The T-26 and PzKpfw I fought side by side by the end of the war, as captured Soviet-built vehicles were pressed into Nationalist service against Republican forces. (Author’s Collection)
Spain: The First Duel
The Spanish Civil War (1936–39) brought these two tanks face to face for the first time. For Germany and the Soviet Union alike, Spain became a testing ground – politically deniable, tactically revealing and strategically formative.
German PzKpfw I units, operating with Nationalist forces, initially enjoyed success against poorly organized opposition. That illusion was shattered with the arrival of Soviet-supplied T-26s supporting the Republican Army. For the first time, German tank crews encountered an enemy vehicle that could destroy them from beyond effective machine-gun range.
The impact was immediate and sobering. PzKpfw I crews were forced to rely on improvisation: cooperation with anti-tank guns, aggressive manoeuvre and close coordination with infantry. German instructors quickly recognized that tanks could not operate in isolation and that armour-versus-armour combat required combined-arms solutions, not just better vehicles.
For the Soviet Union, Spain offered different lessons. The T-26 proved tactically effective, but heavy losses revealed weaknesses in crew training, maintenance and command-and-control. The Red Army learned – sometimes painfully – that numerical and technical superiority alone did not guarantee success. These early encounters left a deep imprint on both sides.

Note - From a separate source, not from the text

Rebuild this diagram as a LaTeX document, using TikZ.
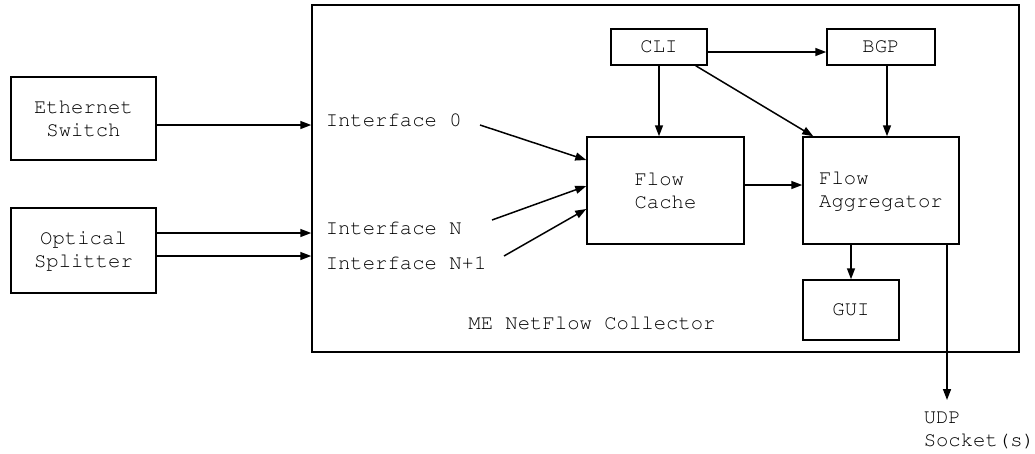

Germany emerged from Spain convinced that tanks must be employed as part of a mobile, combined-arms system, integrated with artillery, engineers, infantry and air power. The PzKpfw I, obsolete as a fighting vehicle, had fulfilled its purpose as a training platform and doctrinal incubator.
The Soviet experience was more ambiguous. While the T-26 had demonstrated its battlefield potential, the Red Army struggled to convert that potential into consistent operational success. Political purges, doctrinal upheaval and organizational instability undermined many of the lessons learned in Spain.

German- and Soviet-built tanks shelter beneath Spanish olive trees during the Civil War – former rivals of Europe’s future battlefields meeting for the first time on Iberian soil. (Author’s Collection)
From Spain to the Eastern Front
By June 1941, both tanks were already obsolescent. The PzKpfw I had largely been relegated to secondary roles, while the T-26 – still present in large numbers – was vulnerable to modern anti-tank weapons and air attack. Nevertheless, thousands of these vehicles fought in the opening months of the German–Soviet war.
Here, the contrast between quantity and quality, doctrine and execution, became stark. Soviet formations fielded enormous numbers of T-26s, but often without adequate support, training or coordination. German forces, though frequently outnumbered, applied lessons learned since Spain with devastating effect.
The story of the PzKpfw I and the T-26 is not about which tank was ‘better’. It is about how armies learn, how doctrine evolves, and how early missteps shape later success – or failure.
Osprey Publishing’s Duel 152: Panzer I vs T-26 explores this formative period in depth, combining technical analysis with combat history, personal accounts and detailed visual material. From design bureaux and training schools to the streets of Madrid and the steppes of the Soviet Union, the book traces how two modest vehicles helped define the future of armoured warfare.
In many ways, the PzKpfw I and the T-26 were already relics by the time the great tank battles of World War II were fought. Yet without them, those later battles – and the doctrines that governed them – would have looked very different.
Sometimes, history turns not on giants, but on the small machines that taught armies how to fight.